Killing Them Softly
Death plays a big role in most history books, and definitely in biographies. The death of a central feature often concludes a book. Even if the book’s story ends before the main characters shuffle off this mortal coil, readers want to know how it all ended for the people they have spent several hours reading about, which usually leads to an epilogue.
This question is on my mind because I’ve just written of the death of James Madison, for my current nonfiction project (aiming at publication in the second half of 2014, if all goes well). I find that writing about a character’s death is important to my views about a figure. Death is a great leveler. We arrive in life naked and leave it the same. How people meet their deaths, and the reactions of those close to them, is significant.
I first confronted these issues in my second book, Impeached, about the Andrew Johnson impeachment trial in 1868. I had to examine the deaths of the two great protagonists of the impeachment struggle: Rep. Thaddeus Stevens and President Johnson.
Just weeks after the conclusion of the impeachment trial, Stevens passed from this world with characteristic flourishes. He wisecracked — when a visitor told him he looked well, Stevens replied, “It’s not my appearance that troubles me. It’s my disappearance.” His longtime African-American housekeeper and presumed lover, Lydia Smith, sat vigil at the foot of his bed, ever faithful. And he left instructions that he be buried in a cemetery in Pennsylvania that accepted whites and blacks alike, making his death a teaching moment for the nation. Virtually the entire town of Lancaster lined the streets for his funeral procession. I admired Stevens all the more.
Johnson’s death in 1875 offered characteristic flourishes, too, but also softened my generally unfavorable view of him. He died shortly after winning a seat in the U.S. Senate from Tennessee, climaxing a five-year battle to return to public office; Johnson never stopped being a tough hombre. He directed that he be buried with his head on the copy of the Constitution he carried with him through life, and wrapped in the American flag. There’s a bit of grandiosity there, but strength of character, too. And his daughter faithfully attended him through his final days after a stroke laid him low.
For my next book, American Emperor, I could find little about the final days of Aaron Burr. Since the book was published, a wonderful account of the final summer of his life in 1836, from a contemporary diary, has been published by Martha Smith Kakuk and Ray Swick of Blennerhassett Island State Park. I wish I had been able to use it. It shows the loneliness of Burr’s last months, with only a cousin and a paid attendant to look after him through powerful mood swings and the frustrations of declining health and strength. It is a poignant picture of Burr, something of a corrective to his generally negative reputation, yet shows also the isolation that he created for himself.
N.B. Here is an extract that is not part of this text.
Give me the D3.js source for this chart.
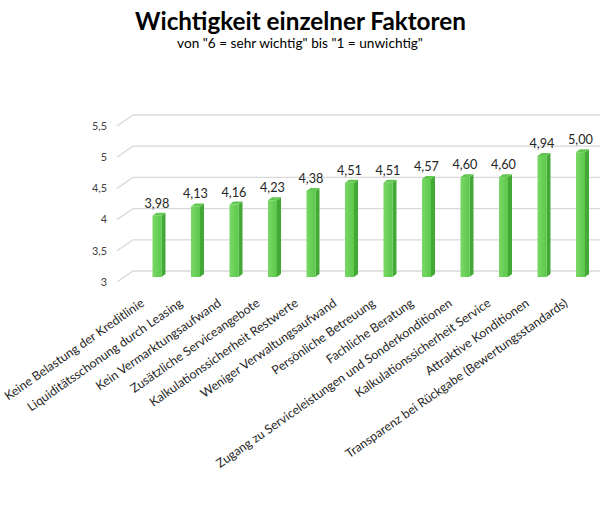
<!DOCTYPE html>
<html><head><meta charset="utf-8">
<script src="https://cdn.jsdelivr.net/npm/d3@7/dist/d3.min.js"></script>
<style>body{margin:0;background:#fff}svg{display:block}</style>
</head><body>
<script>
const categories = ["Keine Belastung der Kreditlinie","Liquiditätsschonung durch Leasing","Kein Vermarktungsaufwand","Zusätzliche Serviceangebote","Kalkulationssicherheit Restwerte","Weniger Verwaltungsaufwand","Persönliche Betreuung","Fachliche Beratung","Zugang zu Serviceleistungen und Sonderkonditionen","Kalkulationssicherheit Service","Attraktive Konditionen","Transparenz bei Rückgabe (Bewertungsstandards)"];
const values = [3.98,4.13,4.16,4.23,4.38,4.51,4.51,4.57,4.60,4.60,4.94,5.00];
const valueLabels = ["3,98","4,13","4,16","4,23","4,38","4,51","4,51","4,57","4,60","4,60","4,94","5,00"];
const yTicks = [3,3.5,4,4.5,5,5.5];
const yTickLabels = ["3","3,5","4","4,5","5","5,5"];
const title = "Wichtigkeit einzelner Faktoren";
const subtitle = 'von "6 = sehr wichtig" bis "1 = unwichtig"';

const W=600,H=524, FONT="Lato, 'Open Sans', sans-serif";
const svg=d3.select("body").append("svg").attr("width",W).attr("height",H);
const defs=svg.append("defs");
const g1=defs.append("linearGradient").attr("id","front").attr("x1","0").attr("x2","1").attr("y1","0").attr("y2","0");
g1.append("stop").attr("offset","0").attr("stop-color","#7ad866");
g1.append("stop").attr("offset","1").attr("stop-color","#5cc84b");

function fit(sel,target){const n=sel.node();const fs=parseFloat(sel.attr("font-size"));const w=n.getComputedTextLength();sel.attr("font-size",fs*target/w);return fs*target/w;}

const y=d3.scaleLinear().domain([3,5.5]).range([271,115]);
const x=d3.scaleBand().domain(categories).range([137.75,599.75]).padding(0);
const depthDX=-16, depthDY=11, barDY=6, bw=9, sdx=4, sdy=-3;

// gridlines (back wall + floor slant)
const grid=svg.append("g");
yTicks.forEach(t=>{
  grid.append("path").attr("d",`M${133+depthDX},${y(t)+depthDY}L133,${y(t)}L600,${y(t)}`)
    .attr("fill","none").attr("stroke","#d9d9d9").attr("stroke-width",1.3);
});
// y tick labels
const tl=svg.append("g").selectAll("text").data(yTicks).join("text")
  .attr("x",107).attr("y",d=>y(d)+depthDY).attr("dy","0.35em").attr("text-anchor","end")
  .attr("font-family",FONT).attr("font-size",12).attr("fill","#404040").text((d,i)=>yTickLabels[i]);
const tfs=fit(tl.filter((d,i)=>i===5),15); tl.attr("font-size",tfs);

// bars
const bars=svg.append("g").selectAll("g").data(values).join("g");
bars.each(function(v,i){
  const g=d3.select(this);
  const cx=x(categories[i])+x.bandwidth()/2;
  const xl=cx-bw/2, xr=cx+bw/2, yt=y(v)+barDY, yb=y(3)+barDY;
  g.append("path").attr("d",`M${xr},${yt}L${xr+sdx},${yt+sdy}L${xr+sdx},${yb+sdy}L${xr},${yb}Z`).attr("fill","#44a836");
  g.append("path").attr("d",`M${xl},${yt}L${xr},${yt}L${xr+sdx},${yt+sdy}L${xl+sdx},${yt+sdy}Z`).attr("fill","#62c851");
  g.append("rect").attr("x",xl).attr("y",yt).attr("width",bw).attr("height",yb-yt).attr("fill","url(#front)");
});
// value labels
const vl=svg.append("g").selectAll("text").data(values).join("text")
  .attr("x",(d,i)=>x(categories[i])+x.bandwidth()/2).attr("y",d=>y(d)+barDY-8)
  .attr("text-anchor","middle").attr("font-family",FONT).attr("font-size",13).attr("fill","#262626")
  .text((d,i)=>valueLabels[i]);
const vfs=fit(vl.filter((d,i)=>i===0),25); vl.attr("font-size",vfs);

// x labels
const xl=svg.append("g").selectAll("text").data(categories).join("text")
  .attr("transform",(d)=>`translate(${x(d)+x.bandwidth()/2-12},${305}) rotate(-35)`)
  .attr("text-anchor","end").attr("font-family",FONT).attr("font-size",12).attr("fill","#262626").text(d=>d);
const targets={0:164,8:283,11:275};
let ratios=[];
xl.each(function(d,i){ if(targets[i]) ratios.push(targets[i]/this.getComputedTextLength()); });
const xfs=12*d3.mean(ratios); xl.attr("font-size",xfs);

// titles
const tt=svg.append("text").attr("x",300.5).attr("y",30).attr("text-anchor","middle")
  .attr("font-family",FONT).attr("font-weight","bold").attr("font-size",24).attr("fill","#000").text(title);
fit(tt,331);
const st=svg.append("text").attr("x",300).attr("y",48).attr("text-anchor","middle")
  .attr("font-family",FONT).attr("font-size",13).attr("fill","#000").text(subtitle);
fit(st,246);
</script>
</body></html>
James Madison’s demise in 1836 was, appropriately enough, best chronicled by his slave valet, Paul Jennings. For a man who lived in the midst of slavery all his life, who thought it an abomination, who worried that slavery would destroy the nation, and who never figured out a way out of slaveholding for the nation or for himself — of course, a slave would be the one to record his final moments. The only other person present was a cherished niece. It was a quiet end, one that fit a quiet man who moved the world.